5. Let’s start working together rather than fighting together. The interprovincial name-calling, considering that we are all fighting the same fight, must stop. There are areas - not all, for there are regional differences to be accommodated - where common pan-Canadian approaches to prevention, testing and access to care, for instance, make abundant sense. We need to respect the work of those we do not agree with, learn from each other and fight back our prejudices to acknowledge which approaches work. (If you detect a subtext of getting our act together and collectively aligning with the multitude of nations/jurisdictions who along with UNAIDS have endorsed TasP and are successfully implementing it, you are correct.)

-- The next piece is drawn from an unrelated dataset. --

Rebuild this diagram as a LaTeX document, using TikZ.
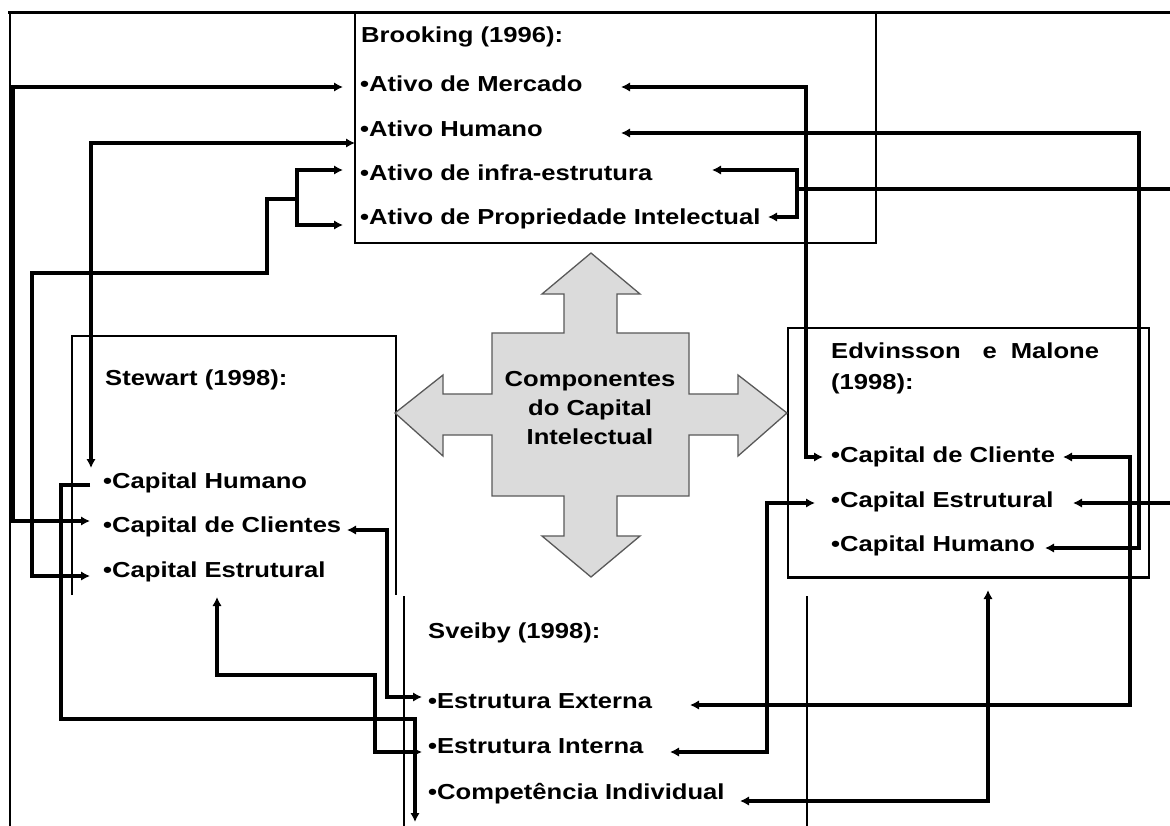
\documentclass[tikz,border=0pt]{standalone}
\usepackage{fontspec}
\setmainfont[FakeStretch=1.18]{Liberation Sans}
\usetikzlibrary{arrows.meta}
\begin{document}
\begin{tikzpicture}[x=1pt,y=-1pt,
  conn/.style={line width=3.6pt},
  oneend/.style={conn,-{Latex[length=9pt,width=9.5pt]}},
  twoend/.style={conn,{Latex[length=9pt,width=9.5pt]}-{Latex[length=9pt,width=9.5pt]}},
  boxline/.style={line width=1.1pt},
  lbl/.style={anchor=base west,inner sep=0pt,font=\fontsize{21.7}{26}\selectfont\bfseries}]
\useasboundingbox (0,0) rectangle (1170,825);
\fill[white] (0,0) rectangle (1170,825);

% frame
\draw[line width=3pt] (8,12) -- (1175,12);
\draw[line width=2pt] (10,12) -- (10,830);

% boxes
\node[draw,boxline,minimum width=521pt,minimum height=231pt,inner sep=0pt] (bBox) at (615.5,127.5) {};
\draw[boxline] (72,595) -- (72,336) -- (396,336) -- (396,595);
\draw[boxline] (404,596) -- (404,830);
\draw[boxline] (807,596) -- (807,830);
\node[draw,boxline,minimum width=361pt,minimum height=249pt,inner sep=0pt] (eBox) at (968.5,452.5) {};
\draw[line width=2.6pt] (eBox.south west) -- (eBox.south east);

% central quad arrow
\draw[fill=gray!28,draw=black!65,line width=1.3pt,line join=miter]
  (591,253) -- (640,294) -- (617,294) -- (617,333) -- (689,333) -- (689,394) -- (738,394)
  -- (738,375) -- (787,413) -- (738,456) -- (738,435) -- (689,435) -- (689,496) -- (617,496)
  -- (617,536) -- (640,536) -- (591,577) -- (542,536) -- (564,536) -- (564,496) -- (492,496)
  -- (492,435) -- (443,435) -- (443,456) -- (395,413) -- (443,375) -- (443,394) -- (492,394)
  -- (492,333) -- (564,333) -- (564,294) -- (542,294) -- cycle;
\node[align=center,inner sep=0pt,font=\fontsize{21.7}{29}\selectfont\bfseries] (cc) at (590,408)
  {Componentes\\do Capital\\Intelectual};

% texts
\node[lbl] (bT) at (361,42) {Brooking (1996):};
\node[lbl] (b1) at (360,91) {•Ativo de Mercado};
\node[lbl] (b2) at (360,136) {•Ativo Humano};
\node[lbl] (b3) at (360,180) {•Ativo de infra-estrutura};
\node[lbl] (b4) at (360,224) {•Ativo de Propriedade Intelectual};

\node[lbl] (sT) at (105,385) {Stewart (1998):};
\node[lbl] (s1) at (103,488) {•Capital Humano};
\node[lbl] (s2) at (103,532) {•Capital de Clientes};
\node[lbl] (s3) at (103,577) {•Capital Estrutural};

\node[lbl] (eT) at (831,358) {Edvinsson\hspace{22pt}e\hspace{14pt}Malone};
\node[lbl] (eT2) at (831,389) {(1998):};
\node[lbl] (e1) at (831,462) {•Capital de Cliente};
\node[lbl] (e2) at (831,507) {•Capital Estrutural};
\node[lbl] (e3) at (831,551) {•Capital Humano};

\node[lbl] (vT) at (428,638) {Sveiby (1998):};
\node[lbl] (v1) at (428,708) {•Estrutura Externa};
\node[lbl] (v2) at (428,753) {•Estrutura Interna};
\node[lbl] (v3) at (428,799) {•Competência Individual};

% connector end points
\coordinate (b1L) at (343,87);
\coordinate (b2L) at (355,143);
\coordinate (b3L) at (343,170);
\coordinate (b4L) at (343,225);
\coordinate (fkL) at (297,199);
\coordinate (b1R) at (621,87);
\coordinate (b2R) at (621,133);
\coordinate (b3R) at (712,170);
\coordinate (b4R) at (768,217);
\coordinate (fkR) at (797,189);
\coordinate (s1T) at (91,468);
\coordinate (s1L) at (90,485);
\coordinate (s2L) at (90,521);
\coordinate (s3L) at (90,576);
\coordinate (s2R) at (347,530);
\coordinate (s3B) at (217,597);
\coordinate (e1L) at (823,457);
\coordinate (e2L) at (815,503);
\coordinate (e1R) at (1063,457);
\coordinate (e2R) at (1073,503);
\coordinate (e3R) at (1045,548);
\coordinate (eB) at (988,590);
\coordinate (v1L) at (422,697);
\coordinate (v2L) at (422,752);
\coordinate (v1R) at (690,705);
\coordinate (v2R) at (670,752);
\coordinate (v3R) at (740,801);
\coordinate (v3B) at (415,822);

% connectors
\draw[twoend] (b1L) -| (13,521) -- (s2L);
\draw[twoend] (b2L) -| (s1T);
\draw[twoend] (b3L) -| (297,225) -- (b4L);
\draw[oneend] (fkL) -| (267,273) -| (32,576) -- (s3L);
\draw[twoend] (b1R) -| (806,457) -- (e1L);
\draw[twoend] (b2R) -| (1139,548) -- (e3R);
\draw[twoend] (b3R) -| (797,217) -- (b4R);
\draw[oneend] (fkR) -- (1180,189) |- (e2R);
\draw[oneend] (s1L) -| (61,719) -| (v3B);
\draw[twoend] (s2R) -| (387,697) -- (v1L);
\draw[twoend] (s3B) |- (375,675) |- (v2L);
\draw[twoend] (v1R) -| (1130,457) -- (e1R);
\draw[twoend] (v2R) -| (767,503) -- (e2L);
\draw[twoend] (v3R) -| (eB);
\end{tikzpicture}
\end{document}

What’s the likelihood of much of the above happening? Not all that great, but here’s the bright spark in an otherwise rather dark picture of where we stand. Progress is being made. And dialogue is occurring. More so outside Canada perhaps– social media is alive with talk of PrEP, for instance, right now, that has overflowed even into staid institutions like The New York Times. Some of that discourse, which PositiveLite.com regularly publishes, influences what we talk about here in Canada and hopefully ultimately act upon.
Minds are changing too. Where once TasP had few backers outside the province of British Columbia, it’s hard not to see the firming up of the evidence for it (think PARTNER for instance) also reflected in the number of people who support it, however tentatively.
And the funding realignment that is happening in Canada, which essentially means less money for ASOs who may well also be called upon to cover more ground, may result in a shakeup and realignment of services that ultimately may (and I stress may) be for the best. The optimist in me hopes for this anyway.
And ultimately it is optimism that is required here. True the “getting to zero” rhetoric may have to be scaled down a notch – it’s already been labelled a “necessary fiction" by some – in favour of more realistic expectations. And that’s OK. But having an eye on the prize, however we define it, is essential. So having a very keen focus on ending the epidemic, or at least bringing it to its knees, is a must for all. Let’s see that kind of goal reflected in the missions of all our organizations – currently it exists only in a few – because with a mission that challenges the status quo comes programs, interventions and services that are more likely to make a difference.
Overall, it’s hard not to give Canada a disappointing grade right now – something like a C—perhaps - and given the talent in our community we can do so much better. Pulling together, thinking progressively and strategically and harbouring a determination to leave the status quo behind will go a long way.
With winds of change in the air (have you noticed them?), we have the potential to be on the right path again sooner than people think.